▶ **WORK REQUIRED**:
Leave out the pictures and repeat the data exactly.

——————————

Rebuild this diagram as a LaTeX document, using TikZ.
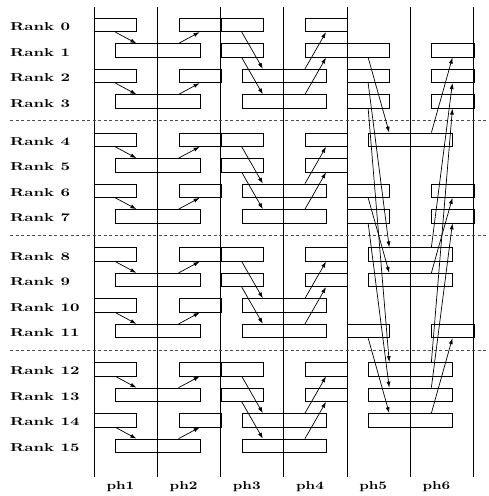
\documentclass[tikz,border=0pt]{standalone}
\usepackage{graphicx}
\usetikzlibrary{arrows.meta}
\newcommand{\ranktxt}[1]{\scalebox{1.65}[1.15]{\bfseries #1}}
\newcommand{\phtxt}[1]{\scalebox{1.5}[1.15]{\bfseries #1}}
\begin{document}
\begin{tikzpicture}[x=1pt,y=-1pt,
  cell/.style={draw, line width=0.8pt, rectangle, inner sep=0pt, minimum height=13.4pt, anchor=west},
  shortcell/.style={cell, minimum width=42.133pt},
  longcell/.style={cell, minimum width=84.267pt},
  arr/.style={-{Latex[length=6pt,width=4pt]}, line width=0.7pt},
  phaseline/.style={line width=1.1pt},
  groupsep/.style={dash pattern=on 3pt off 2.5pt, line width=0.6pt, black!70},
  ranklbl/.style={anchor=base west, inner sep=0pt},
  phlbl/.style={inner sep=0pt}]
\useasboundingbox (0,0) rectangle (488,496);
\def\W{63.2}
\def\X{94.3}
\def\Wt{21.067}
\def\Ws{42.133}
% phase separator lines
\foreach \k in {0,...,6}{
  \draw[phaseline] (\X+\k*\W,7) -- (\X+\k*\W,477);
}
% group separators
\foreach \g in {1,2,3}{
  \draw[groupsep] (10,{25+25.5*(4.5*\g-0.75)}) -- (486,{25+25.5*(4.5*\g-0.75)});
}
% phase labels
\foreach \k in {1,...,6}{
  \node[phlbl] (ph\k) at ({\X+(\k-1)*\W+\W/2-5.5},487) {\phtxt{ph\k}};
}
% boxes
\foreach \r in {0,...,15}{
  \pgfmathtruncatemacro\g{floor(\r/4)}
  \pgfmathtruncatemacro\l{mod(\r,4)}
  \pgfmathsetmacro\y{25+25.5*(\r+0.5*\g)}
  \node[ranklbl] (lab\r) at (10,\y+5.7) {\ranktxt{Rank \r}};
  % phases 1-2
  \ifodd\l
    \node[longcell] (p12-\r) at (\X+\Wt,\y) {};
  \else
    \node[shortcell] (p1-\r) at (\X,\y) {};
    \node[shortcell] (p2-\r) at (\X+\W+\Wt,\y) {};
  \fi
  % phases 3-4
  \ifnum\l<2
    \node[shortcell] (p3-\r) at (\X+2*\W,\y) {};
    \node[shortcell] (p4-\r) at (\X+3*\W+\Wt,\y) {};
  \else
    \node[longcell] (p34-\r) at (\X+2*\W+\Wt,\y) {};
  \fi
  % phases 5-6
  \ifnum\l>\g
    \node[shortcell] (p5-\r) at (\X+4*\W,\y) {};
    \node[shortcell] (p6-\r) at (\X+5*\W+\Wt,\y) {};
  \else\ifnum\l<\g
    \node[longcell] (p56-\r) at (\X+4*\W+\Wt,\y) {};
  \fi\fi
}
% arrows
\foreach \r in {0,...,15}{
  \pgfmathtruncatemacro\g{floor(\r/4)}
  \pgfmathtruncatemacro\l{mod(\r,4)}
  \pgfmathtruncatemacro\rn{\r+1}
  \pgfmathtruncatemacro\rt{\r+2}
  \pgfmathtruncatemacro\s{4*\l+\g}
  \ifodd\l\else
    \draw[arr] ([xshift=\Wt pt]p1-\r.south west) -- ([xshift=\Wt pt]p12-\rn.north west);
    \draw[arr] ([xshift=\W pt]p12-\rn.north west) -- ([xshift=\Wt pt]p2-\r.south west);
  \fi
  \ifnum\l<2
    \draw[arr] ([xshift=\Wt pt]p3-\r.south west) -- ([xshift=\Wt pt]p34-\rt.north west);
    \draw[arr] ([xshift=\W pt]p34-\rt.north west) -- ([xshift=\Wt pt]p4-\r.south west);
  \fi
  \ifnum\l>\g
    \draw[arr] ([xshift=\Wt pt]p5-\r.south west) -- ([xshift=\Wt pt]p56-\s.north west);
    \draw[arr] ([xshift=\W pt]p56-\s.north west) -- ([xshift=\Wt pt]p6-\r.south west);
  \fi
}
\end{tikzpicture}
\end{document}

——————————

▶ **RIGHT ANSWER**:
Rebuild this diagram as a LaTeX document, using TikZ.
\documentclass[tikz,border=0pt]{standalone}
\usepackage{graphicx}
\usetikzlibrary{arrows.meta}
\newcommand{\ranktxt}[1]{\scalebox{1.65}[1.15]{\bfseries #1}}
\newcommand{\phtxt}[1]{\scalebox{1.5}[1.15]{\bfseries #1}}
\begin{document}
\begin{tikzpicture}[x=1pt,y=-1pt,
  cell/.style={draw, line width=0.8pt, rectangle, inner sep=0pt, minimum height=13.4pt, anchor=west},
  shortcell/.style={cell, minimum width=42.133pt},
  longcell/.style={cell, minimum width=84.267pt},
  arr/.style={-{Latex[length=6pt,width=4pt]}, line width=0.7pt},
  phaseline/.style={line width=1.1pt},
  groupsep/.style={dash pattern=on 3pt off 2.5pt, line width=0.6pt, black!70},
  ranklbl/.style={anchor=base west, inner sep=0pt},
  phlbl/.style={inner sep=0pt}]
\useasboundingbox (0,0) rectangle (488,496);
\def\W{63.2}
\def\X{94.3}
\def\Wt{21.067}
\def\Ws{42.133}
% phase separator lines
\foreach \k in {0,...,6}{
  \draw[phaseline] (\X+\k*\W,7) -- (\X+\k*\W,477);
}
% group separators
\foreach \g in {1,2,3}{
  \draw[groupsep] (10,{25+25.5*(4.5*\g-0.75)}) -- (486,{25+25.5*(4.5*\g-0.75)});
}
% phase labels
\foreach \k in {1,...,6}{
  \node[phlbl] (ph\k) at ({\X+(\k-1)*\W+\W/2-5.5},487) {\phtxt{ph\k}};
}
% boxes
\foreach \r in {0,...,15}{
  \pgfmathtruncatemacro\g{floor(\r/4)}
  \pgfmathtruncatemacro\l{mod(\r,4)}
  \pgfmathsetmacro\y{25+25.5*(\r+0.5*\g)}
  \node[ranklbl] (lab\r) at (10,\y+5.7) {\ranktxt{Rank \r}};
  % phases 1-2
  \ifodd\l
    \node[longcell] (p12-\r) at (\X+\Wt,\y) {};
  \else
    \node[shortcell] (p1-\r) at (\X,\y) {};
    \node[shortcell] (p2-\r) at (\X+\W+\Wt,\y) {};
  \fi
  % phases 3-4
  \ifnum\l<2
    \node[shortcell] (p3-\r) at (\X+2*\W,\y) {};
    \node[shortcell] (p4-\r) at (\X+3*\W+\Wt,\y) {};
  \else
    \node[longcell] (p34-\r) at (\X+2*\W+\Wt,\y) {};
  \fi
  % phases 5-6
  \ifnum\l>\g
    \node[shortcell] (p5-\r) at (\X+4*\W,\y) {};
    \node[shortcell] (p6-\r) at (\X+5*\W+\Wt,\y) {};
  \else\ifnum\l<\g
    \node[longcell] (p56-\r) at (\X+4*\W+\Wt,\y) {};
  \fi\fi
}
% arrows
\foreach \r in {0,...,15}{
  \pgfmathtruncatemacro\g{floor(\r/4)}
  \pgfmathtruncatemacro\l{mod(\r,4)}
  \pgfmathtruncatemacro\rn{\r+1}
  \pgfmathtruncatemacro\rt{\r+2}
  \pgfmathtruncatemacro\s{4*\l+\g}
  \ifodd\l\else
    \draw[arr] ([xshift=\Wt pt]p1-\r.south west) -- ([xshift=\Wt pt]p12-\rn.north west);
    \draw[arr] ([xshift=\W pt]p12-\rn.north west) -- ([xshift=\Wt pt]p2-\r.south west);
  \fi
  \ifnum\l<2
    \draw[arr] ([xshift=\Wt pt]p3-\r.south west) -- ([xshift=\Wt pt]p34-\rt.north west);
    \draw[arr] ([xshift=\W pt]p34-\rt.north west) -- ([xshift=\Wt pt]p4-\r.south west);
  \fi
  \ifnum\l>\g
    \draw[arr] ([xshift=\Wt pt]p5-\r.south west) -- ([xshift=\Wt pt]p56-\s.north west);
    \draw[arr] ([xshift=\W pt]p56-\s.north west) -- ([xshift=\Wt pt]p6-\r.south west);
  \fi
}
\end{tikzpicture}
\end{document}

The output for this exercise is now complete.